Cancer patients frequently visit the emergency department (ED) with various reasons, which can be disruptive, distressing and exhausting.
‘A substantial portion of emergency department (ED) visits by patients undergoing cancer treatment may be preventable, providing an opportunity to reduce costs and improve patient outcomes.’
Although a number of studies have addressed the prevalence of ED visits among cancer patients, this is the first to systematically identify potentially preventable ED visits during treatment. Dr. Laura Panattoni, a staff scientist at the Hutchinson Institute for Cancer Outcomes Research, or HICOR, and colleagues followed cancer patients in 13 Western Washington counties with solid tumors whose treatment included chemotherapy, radiation or both.
“My hope is that seeing this data will promote innovative thinking and investment in how oncology teams manage patient symptoms,” Panattoni said. “Managing nausea, pain, dehydration, diarrhea and other symptoms in an outpatient setting has great potential to improve patient experience and decrease the cost of care.”
Panattoni is scheduled to present these findings at the 2017 American Society of Clinical Oncology Annual Meeting in Chicago on June 5 at 9:24 a.m. (ASCO abstract number 6505.)
Measuring what matters
The study began with data from 5,853 commercially insured patients who were 18 years or older, diagnosed with a solid tumor and treated with chemotherapy, radiation or both. Out of that population, 27 percent, or 1,581 patients, visited the ED without being admitted in the year after starting treatment.
Panattoni and her colleagues tallied 2,400 ED visits by these 1,581 cancer patients and then set about analyzing whether they could have been prevented.
Using a list of symptoms that federal health authorities identified as preventable, combined with symptoms targeted by patient-reported outcome tools, the researchers found that slightly more than half of these ED visits — 53 percent — were related to symptoms that could be managed with timely care in an outpatient setting.
The share of potentially preventable visits rose to 70 percent when Panattoni expanded the standard to include other common patient complaints, as well as symptoms associated with chronic health conditions.
“At a time when federal authorities and private payers are linking insurance payments to hospital quality measures, this study points to the importance of developing methods to accurately identify those ED visits that are preventable versus those that are appropriate,” Panattoni commented.
The study revealed that the most common reason cancer patients visited an ED was due to pain. In fact, visits due to pain amounted to 27 percent of overall visits and had a median cost per visit of $1,127. Fever and difficulty breathing were the next two most common reasons that brought patients to the ED, each at 6 percent.

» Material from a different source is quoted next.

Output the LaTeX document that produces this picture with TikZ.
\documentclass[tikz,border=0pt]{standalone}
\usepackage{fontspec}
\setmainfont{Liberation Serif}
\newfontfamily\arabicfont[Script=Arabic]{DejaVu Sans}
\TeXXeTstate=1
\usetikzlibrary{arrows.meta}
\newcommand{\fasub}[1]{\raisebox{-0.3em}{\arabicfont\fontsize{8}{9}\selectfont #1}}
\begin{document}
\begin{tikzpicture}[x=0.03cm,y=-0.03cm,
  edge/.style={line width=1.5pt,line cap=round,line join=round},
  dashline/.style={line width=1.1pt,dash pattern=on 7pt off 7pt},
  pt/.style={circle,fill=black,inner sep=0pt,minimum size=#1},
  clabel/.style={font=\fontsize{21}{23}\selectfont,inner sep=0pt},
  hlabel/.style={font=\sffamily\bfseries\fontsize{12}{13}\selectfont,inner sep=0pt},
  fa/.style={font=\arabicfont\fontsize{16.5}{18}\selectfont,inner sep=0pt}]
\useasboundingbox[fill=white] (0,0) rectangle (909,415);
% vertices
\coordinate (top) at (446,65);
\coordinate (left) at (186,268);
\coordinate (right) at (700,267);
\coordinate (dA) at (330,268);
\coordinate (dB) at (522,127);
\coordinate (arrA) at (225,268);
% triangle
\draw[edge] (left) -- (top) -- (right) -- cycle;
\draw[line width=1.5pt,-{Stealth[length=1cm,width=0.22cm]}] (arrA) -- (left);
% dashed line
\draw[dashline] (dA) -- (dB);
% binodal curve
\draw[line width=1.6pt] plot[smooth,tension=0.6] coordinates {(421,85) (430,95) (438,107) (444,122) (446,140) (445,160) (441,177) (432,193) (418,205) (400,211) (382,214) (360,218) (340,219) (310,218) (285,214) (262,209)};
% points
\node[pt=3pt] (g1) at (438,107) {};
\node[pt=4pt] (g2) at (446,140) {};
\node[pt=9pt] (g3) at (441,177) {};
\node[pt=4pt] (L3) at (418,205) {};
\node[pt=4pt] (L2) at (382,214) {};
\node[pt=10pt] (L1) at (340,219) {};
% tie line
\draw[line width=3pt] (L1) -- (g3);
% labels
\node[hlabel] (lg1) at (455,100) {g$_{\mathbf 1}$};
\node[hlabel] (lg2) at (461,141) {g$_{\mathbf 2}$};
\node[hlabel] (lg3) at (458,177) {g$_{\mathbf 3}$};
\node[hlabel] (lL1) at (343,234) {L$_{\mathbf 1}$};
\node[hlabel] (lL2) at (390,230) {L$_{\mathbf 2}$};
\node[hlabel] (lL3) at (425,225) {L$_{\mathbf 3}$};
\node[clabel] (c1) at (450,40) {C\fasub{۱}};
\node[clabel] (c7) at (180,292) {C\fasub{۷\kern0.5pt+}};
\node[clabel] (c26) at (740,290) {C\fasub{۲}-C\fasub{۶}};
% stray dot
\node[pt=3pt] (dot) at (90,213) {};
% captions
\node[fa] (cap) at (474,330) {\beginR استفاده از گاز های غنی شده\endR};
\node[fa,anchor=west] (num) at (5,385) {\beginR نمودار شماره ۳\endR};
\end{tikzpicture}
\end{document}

Overall, the study indicated a higher median cost per visit for cancer patients compared with the cost of visits as a result of other chronic health conditions. The median cost per visit of preventable cancer-related symptoms was $1,047 compared to a median cost per visit of $335 for symptoms related to a chronic health condition.
“This represents a rare opportunity to reduce costs and improve patient outcomes” said Panattoni, noting that investment in sharing best practices and new models of care will likely be necessary to make a significant difference.
One limitation of the study is that it did not include data from patients insured through Medicare. The team expects to receive that data in the coming months and incorporate it into these findings.
Novel partnerships drive research
Under the leadership of Dr. Scott Ramsey, HICOR has developed a network of providers and insurers who routinely share healthcare claims and cost data in an effort to improve cancer care.
“HICOR has facilitated a collaborative environment where payers and delivery systems work together and share data,” said Panattoni. “This allows us to identify priority areas to improve care and develop shared solutions.”
HICOR has also established a community working group — including patient representatives –focused on reducing ED and hospital use for patients undergoing treatment. The working group makes recommendations for research priorities and new, patient-centered models of care, including investment in proactive symptom management.
Panattoni pointed to oncology medical home models and cancer-specific urgent care centers as an approach better suited to addressing patient symptoms. Such models strive to deliver value-based care, a departure from the historic focus in oncology on volume-based care. They include features such as expanded hours, same-day visits, electronic outreach to patients and team care.
Panattoni and her HICOR colleagues plan to focus next on the financial burden patients experience through out-of-pocket costs due to preventable ED visits, which could particularly affect those patients on high-deductible insurance plans. Including data from more diverse socioeconomic and geographic groups, along with following patients for longer, would make the data more applicable to a larger population.